## Written problem
Pull every line containing "source" out of the material below.

%%

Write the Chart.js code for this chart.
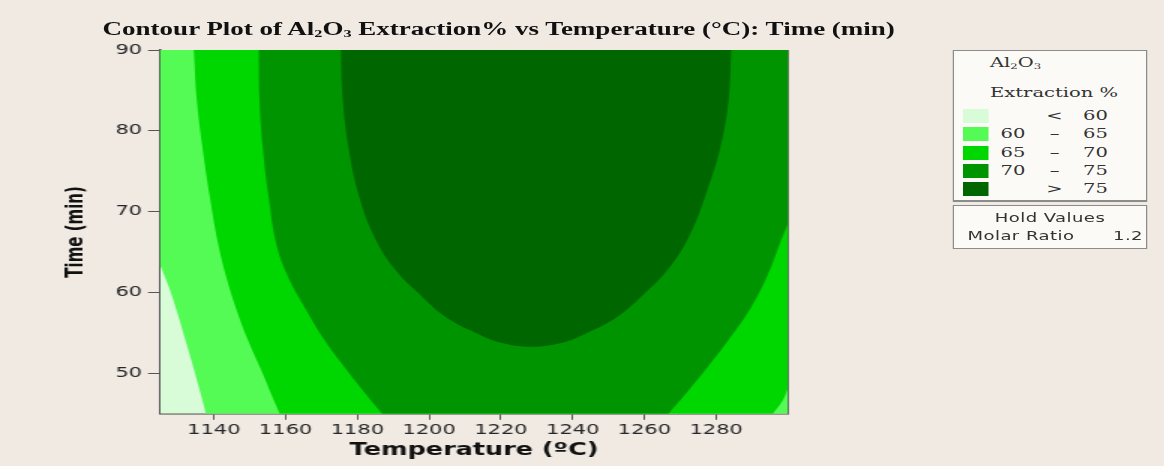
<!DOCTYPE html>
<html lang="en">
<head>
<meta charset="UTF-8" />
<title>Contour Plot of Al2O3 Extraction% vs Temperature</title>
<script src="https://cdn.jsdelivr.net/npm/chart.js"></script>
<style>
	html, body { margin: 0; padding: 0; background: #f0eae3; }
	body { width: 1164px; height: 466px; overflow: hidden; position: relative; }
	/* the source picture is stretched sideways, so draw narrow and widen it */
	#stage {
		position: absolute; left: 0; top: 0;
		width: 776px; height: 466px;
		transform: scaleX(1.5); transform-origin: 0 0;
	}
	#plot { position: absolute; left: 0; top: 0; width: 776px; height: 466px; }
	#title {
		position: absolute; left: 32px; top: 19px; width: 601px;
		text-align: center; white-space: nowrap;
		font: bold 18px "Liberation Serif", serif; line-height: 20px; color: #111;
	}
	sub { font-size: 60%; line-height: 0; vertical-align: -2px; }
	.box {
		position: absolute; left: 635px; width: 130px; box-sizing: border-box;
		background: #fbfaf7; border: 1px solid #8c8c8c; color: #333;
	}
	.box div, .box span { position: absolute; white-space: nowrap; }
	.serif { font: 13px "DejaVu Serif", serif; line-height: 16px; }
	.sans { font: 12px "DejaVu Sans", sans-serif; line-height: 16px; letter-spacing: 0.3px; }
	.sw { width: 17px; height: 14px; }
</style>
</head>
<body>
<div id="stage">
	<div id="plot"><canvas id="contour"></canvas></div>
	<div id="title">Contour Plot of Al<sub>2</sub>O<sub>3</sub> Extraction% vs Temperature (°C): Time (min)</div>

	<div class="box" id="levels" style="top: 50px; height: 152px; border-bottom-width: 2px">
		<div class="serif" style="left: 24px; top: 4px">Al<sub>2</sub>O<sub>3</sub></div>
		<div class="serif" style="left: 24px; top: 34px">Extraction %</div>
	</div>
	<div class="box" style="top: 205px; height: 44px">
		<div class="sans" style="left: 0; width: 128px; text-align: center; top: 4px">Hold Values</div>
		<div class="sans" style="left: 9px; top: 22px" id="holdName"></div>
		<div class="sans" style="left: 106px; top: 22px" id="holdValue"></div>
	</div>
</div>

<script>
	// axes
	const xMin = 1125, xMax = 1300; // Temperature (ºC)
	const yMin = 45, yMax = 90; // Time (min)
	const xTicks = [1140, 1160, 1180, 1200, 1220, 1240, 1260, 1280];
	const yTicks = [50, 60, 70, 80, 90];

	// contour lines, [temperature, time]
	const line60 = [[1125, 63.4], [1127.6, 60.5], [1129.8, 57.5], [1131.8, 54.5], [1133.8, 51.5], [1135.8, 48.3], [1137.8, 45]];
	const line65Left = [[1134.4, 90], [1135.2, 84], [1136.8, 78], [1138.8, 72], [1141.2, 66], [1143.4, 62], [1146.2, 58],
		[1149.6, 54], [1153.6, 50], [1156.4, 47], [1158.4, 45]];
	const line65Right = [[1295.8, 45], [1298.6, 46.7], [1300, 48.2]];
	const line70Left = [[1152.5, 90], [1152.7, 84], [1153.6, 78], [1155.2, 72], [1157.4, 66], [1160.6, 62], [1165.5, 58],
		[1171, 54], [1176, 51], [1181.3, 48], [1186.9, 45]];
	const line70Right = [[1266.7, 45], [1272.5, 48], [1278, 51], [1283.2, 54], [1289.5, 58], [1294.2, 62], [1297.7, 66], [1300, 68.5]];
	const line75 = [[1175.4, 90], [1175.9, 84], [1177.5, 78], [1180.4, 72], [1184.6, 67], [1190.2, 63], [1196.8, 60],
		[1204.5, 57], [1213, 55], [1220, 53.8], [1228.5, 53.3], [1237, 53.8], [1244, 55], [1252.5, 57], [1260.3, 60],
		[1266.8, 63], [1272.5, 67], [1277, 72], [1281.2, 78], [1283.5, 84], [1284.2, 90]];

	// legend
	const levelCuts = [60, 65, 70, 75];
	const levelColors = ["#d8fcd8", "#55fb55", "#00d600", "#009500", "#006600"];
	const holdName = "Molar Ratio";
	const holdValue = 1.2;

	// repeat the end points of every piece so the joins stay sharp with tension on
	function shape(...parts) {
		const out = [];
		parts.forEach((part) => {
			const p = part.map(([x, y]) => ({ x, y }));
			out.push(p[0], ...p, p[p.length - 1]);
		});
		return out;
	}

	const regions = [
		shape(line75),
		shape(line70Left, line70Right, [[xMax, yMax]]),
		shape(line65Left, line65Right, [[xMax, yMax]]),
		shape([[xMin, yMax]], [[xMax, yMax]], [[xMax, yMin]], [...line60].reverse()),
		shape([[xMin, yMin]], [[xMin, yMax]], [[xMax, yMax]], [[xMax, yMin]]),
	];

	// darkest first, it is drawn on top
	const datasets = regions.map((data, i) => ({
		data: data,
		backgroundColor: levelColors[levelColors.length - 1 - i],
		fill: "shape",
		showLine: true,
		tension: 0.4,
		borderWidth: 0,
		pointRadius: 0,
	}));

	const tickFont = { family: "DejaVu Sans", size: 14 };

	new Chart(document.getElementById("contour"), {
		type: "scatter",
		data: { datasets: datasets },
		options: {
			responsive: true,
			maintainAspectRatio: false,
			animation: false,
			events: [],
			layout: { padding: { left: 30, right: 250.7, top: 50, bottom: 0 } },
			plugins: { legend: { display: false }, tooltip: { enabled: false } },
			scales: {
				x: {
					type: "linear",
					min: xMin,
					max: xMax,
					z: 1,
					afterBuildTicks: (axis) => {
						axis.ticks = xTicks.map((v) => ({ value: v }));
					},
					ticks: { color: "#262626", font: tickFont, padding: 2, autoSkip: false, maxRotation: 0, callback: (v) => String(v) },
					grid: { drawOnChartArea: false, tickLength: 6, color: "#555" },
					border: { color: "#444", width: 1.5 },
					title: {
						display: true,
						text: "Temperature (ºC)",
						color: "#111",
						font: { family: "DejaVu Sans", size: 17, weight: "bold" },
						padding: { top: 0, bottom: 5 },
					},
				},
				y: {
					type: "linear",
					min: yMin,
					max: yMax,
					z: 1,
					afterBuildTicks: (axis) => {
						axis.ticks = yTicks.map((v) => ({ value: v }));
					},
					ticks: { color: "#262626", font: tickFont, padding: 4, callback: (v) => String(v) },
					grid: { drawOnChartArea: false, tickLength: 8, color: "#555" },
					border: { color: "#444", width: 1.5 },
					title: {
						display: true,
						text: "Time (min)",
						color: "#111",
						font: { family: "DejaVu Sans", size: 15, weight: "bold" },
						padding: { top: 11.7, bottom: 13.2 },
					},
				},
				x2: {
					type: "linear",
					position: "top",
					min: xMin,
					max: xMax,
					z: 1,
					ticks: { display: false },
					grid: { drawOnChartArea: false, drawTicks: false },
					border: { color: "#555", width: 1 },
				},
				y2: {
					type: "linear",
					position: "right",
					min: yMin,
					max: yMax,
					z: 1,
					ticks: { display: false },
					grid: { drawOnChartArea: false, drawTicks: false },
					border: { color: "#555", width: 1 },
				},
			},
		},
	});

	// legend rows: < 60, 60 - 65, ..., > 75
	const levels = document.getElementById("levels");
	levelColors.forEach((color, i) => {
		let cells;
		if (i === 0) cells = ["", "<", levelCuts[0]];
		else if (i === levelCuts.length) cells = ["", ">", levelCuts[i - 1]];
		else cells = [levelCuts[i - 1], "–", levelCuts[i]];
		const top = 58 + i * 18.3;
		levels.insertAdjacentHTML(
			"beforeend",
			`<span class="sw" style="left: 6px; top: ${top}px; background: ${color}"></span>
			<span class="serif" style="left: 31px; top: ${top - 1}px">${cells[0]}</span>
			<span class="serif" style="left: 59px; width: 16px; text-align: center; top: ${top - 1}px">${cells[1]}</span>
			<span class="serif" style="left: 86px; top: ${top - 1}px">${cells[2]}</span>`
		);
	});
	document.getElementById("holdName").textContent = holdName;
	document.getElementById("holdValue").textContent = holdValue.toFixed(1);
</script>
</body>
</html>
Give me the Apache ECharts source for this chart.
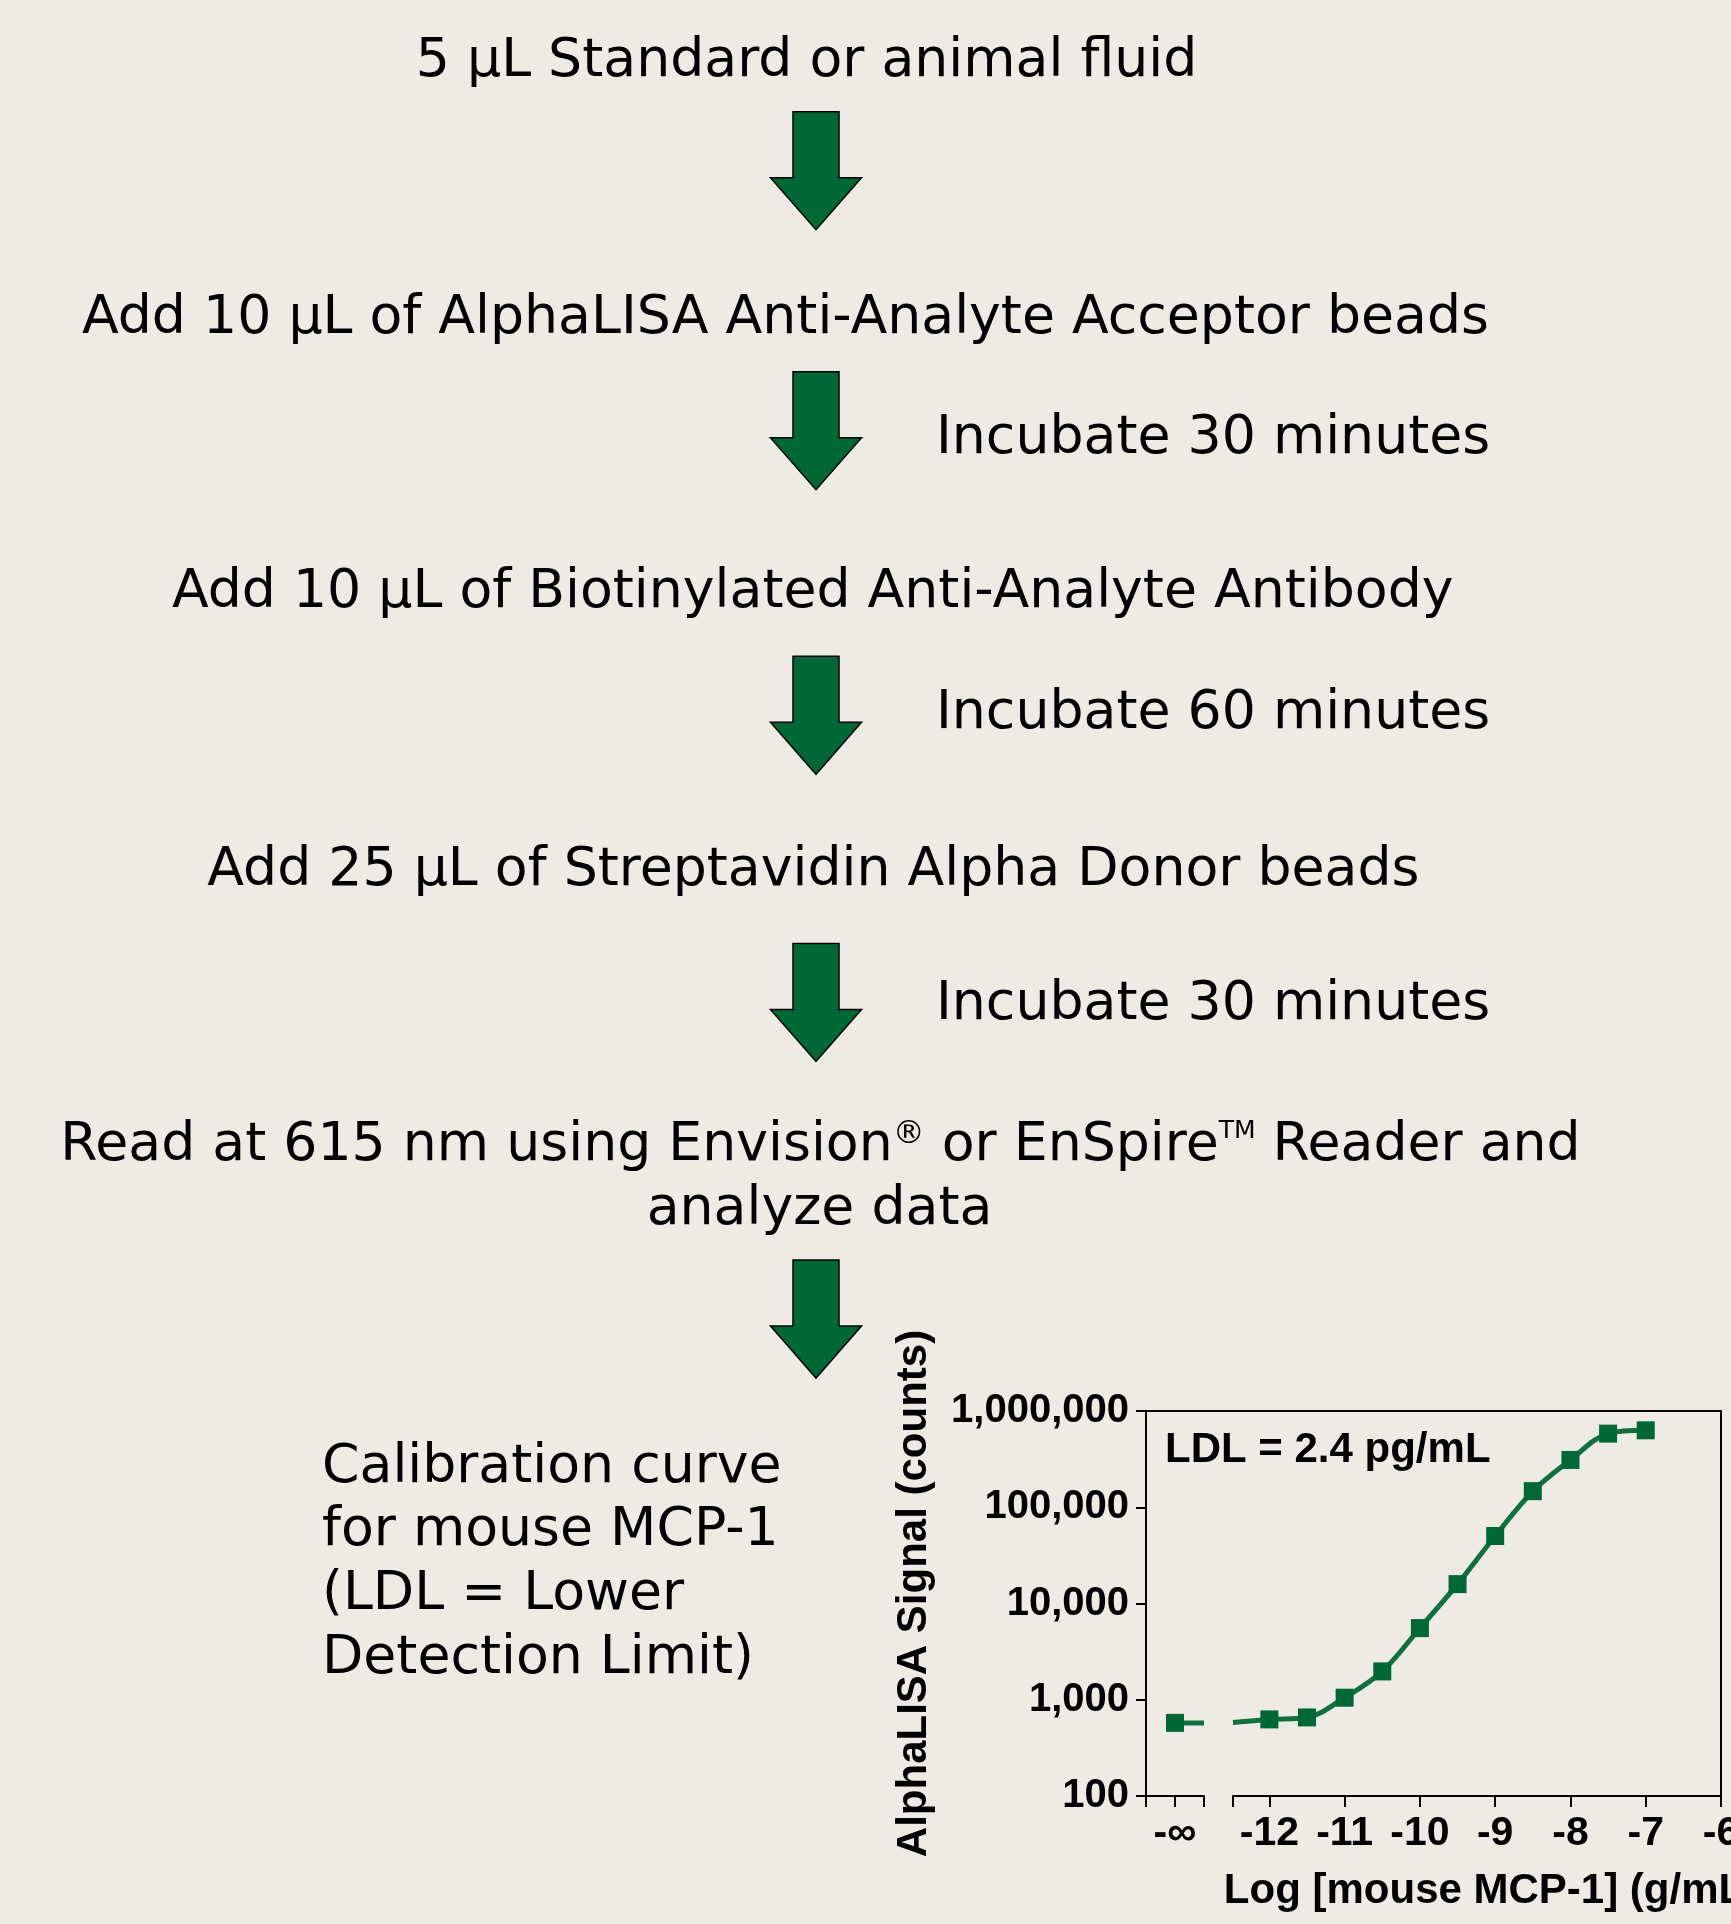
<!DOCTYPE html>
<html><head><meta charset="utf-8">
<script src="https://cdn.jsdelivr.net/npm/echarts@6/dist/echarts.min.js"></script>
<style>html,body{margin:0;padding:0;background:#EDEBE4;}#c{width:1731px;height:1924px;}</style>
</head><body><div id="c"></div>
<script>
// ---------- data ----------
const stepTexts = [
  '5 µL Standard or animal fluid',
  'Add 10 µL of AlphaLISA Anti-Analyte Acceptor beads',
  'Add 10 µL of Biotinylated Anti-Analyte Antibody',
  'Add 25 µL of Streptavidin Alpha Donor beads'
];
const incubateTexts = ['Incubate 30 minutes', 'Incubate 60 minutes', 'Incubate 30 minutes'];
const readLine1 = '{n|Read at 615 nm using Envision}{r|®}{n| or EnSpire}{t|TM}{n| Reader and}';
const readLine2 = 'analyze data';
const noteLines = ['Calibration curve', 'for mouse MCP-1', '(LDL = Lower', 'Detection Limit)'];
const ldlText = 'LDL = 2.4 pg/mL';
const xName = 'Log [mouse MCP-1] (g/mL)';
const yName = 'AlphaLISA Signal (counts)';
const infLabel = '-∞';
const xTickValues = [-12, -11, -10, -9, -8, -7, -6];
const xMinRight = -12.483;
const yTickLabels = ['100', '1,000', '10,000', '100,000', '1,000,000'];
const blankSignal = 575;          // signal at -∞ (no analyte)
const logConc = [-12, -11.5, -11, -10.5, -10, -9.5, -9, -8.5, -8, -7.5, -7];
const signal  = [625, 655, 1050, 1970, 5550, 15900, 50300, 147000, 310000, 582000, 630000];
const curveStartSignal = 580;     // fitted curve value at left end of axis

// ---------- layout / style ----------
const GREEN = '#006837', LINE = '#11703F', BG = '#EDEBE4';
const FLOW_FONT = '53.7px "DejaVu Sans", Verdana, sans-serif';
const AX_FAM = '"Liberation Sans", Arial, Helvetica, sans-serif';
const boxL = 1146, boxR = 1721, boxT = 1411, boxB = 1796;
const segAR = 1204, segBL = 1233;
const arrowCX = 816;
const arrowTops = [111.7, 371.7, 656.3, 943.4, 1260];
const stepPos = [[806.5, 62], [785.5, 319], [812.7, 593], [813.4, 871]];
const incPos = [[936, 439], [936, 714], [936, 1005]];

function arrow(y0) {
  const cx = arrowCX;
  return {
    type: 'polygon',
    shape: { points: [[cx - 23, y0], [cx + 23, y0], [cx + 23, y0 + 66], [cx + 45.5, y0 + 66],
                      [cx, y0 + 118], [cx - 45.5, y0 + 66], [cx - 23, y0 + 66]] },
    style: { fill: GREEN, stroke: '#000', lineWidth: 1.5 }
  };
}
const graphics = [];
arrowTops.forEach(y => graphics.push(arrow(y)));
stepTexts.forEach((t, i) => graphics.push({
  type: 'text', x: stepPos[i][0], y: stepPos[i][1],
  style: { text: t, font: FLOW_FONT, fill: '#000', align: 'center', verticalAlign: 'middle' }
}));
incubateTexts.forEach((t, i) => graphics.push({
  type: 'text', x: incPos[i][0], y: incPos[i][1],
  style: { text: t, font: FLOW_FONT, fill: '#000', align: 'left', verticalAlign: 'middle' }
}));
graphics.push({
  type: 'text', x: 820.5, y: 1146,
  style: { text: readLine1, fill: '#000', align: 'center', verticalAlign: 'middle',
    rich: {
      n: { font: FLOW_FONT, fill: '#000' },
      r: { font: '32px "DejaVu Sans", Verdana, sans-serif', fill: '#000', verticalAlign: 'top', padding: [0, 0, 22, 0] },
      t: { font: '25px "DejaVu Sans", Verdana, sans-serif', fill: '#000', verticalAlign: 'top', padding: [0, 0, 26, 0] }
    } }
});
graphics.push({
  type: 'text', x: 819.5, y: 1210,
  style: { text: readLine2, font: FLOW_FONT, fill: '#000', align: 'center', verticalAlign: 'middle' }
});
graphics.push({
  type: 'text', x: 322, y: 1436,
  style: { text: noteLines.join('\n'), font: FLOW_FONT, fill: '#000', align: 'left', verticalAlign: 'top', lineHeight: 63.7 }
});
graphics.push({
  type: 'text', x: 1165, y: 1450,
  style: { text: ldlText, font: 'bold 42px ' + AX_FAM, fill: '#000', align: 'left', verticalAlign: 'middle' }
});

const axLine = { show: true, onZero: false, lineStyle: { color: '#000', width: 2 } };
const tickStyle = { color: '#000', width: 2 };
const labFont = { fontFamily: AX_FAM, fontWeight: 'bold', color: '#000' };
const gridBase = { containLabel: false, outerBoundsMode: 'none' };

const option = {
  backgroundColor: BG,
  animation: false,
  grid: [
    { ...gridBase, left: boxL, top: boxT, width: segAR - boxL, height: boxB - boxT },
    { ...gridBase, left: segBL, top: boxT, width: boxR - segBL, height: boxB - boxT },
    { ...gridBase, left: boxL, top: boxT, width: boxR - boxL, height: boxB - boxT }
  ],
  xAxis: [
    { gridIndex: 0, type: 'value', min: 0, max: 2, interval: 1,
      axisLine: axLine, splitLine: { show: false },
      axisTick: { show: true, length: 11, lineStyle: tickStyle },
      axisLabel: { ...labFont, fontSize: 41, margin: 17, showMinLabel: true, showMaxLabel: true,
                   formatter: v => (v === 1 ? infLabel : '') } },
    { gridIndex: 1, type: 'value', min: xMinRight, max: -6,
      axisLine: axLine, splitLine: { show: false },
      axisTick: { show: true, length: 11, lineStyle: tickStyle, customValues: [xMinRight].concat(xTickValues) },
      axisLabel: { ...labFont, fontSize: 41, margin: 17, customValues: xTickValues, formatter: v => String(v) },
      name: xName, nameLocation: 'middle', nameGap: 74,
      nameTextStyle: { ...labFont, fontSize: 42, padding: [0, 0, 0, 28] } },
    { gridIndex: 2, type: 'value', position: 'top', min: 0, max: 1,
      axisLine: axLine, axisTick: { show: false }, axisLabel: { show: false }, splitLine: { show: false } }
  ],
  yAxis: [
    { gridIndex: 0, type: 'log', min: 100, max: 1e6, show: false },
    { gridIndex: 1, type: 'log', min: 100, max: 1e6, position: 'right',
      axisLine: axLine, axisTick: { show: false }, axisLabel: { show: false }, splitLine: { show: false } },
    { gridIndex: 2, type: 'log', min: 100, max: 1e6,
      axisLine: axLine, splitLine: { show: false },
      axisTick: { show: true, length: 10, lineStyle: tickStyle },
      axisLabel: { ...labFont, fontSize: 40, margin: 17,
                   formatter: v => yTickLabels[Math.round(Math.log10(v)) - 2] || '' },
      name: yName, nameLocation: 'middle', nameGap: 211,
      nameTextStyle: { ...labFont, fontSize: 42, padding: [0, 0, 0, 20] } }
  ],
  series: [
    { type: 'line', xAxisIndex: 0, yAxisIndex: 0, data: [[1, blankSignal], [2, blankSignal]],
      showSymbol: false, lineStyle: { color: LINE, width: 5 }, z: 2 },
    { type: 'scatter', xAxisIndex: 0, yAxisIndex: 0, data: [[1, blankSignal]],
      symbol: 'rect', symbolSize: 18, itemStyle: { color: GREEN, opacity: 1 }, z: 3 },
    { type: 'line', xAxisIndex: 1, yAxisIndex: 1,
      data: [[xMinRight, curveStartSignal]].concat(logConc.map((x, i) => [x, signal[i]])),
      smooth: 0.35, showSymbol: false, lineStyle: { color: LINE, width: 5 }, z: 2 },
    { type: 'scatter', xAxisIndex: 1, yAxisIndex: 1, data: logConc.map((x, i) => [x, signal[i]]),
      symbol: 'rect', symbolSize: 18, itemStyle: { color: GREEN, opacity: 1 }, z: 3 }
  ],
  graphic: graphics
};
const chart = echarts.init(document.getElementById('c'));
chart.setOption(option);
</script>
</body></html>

%%

## Solution to this task
	/* the source picture is stretched sideways, so draw narrow and widen it */
Give me the Apache ECharts source for this chart.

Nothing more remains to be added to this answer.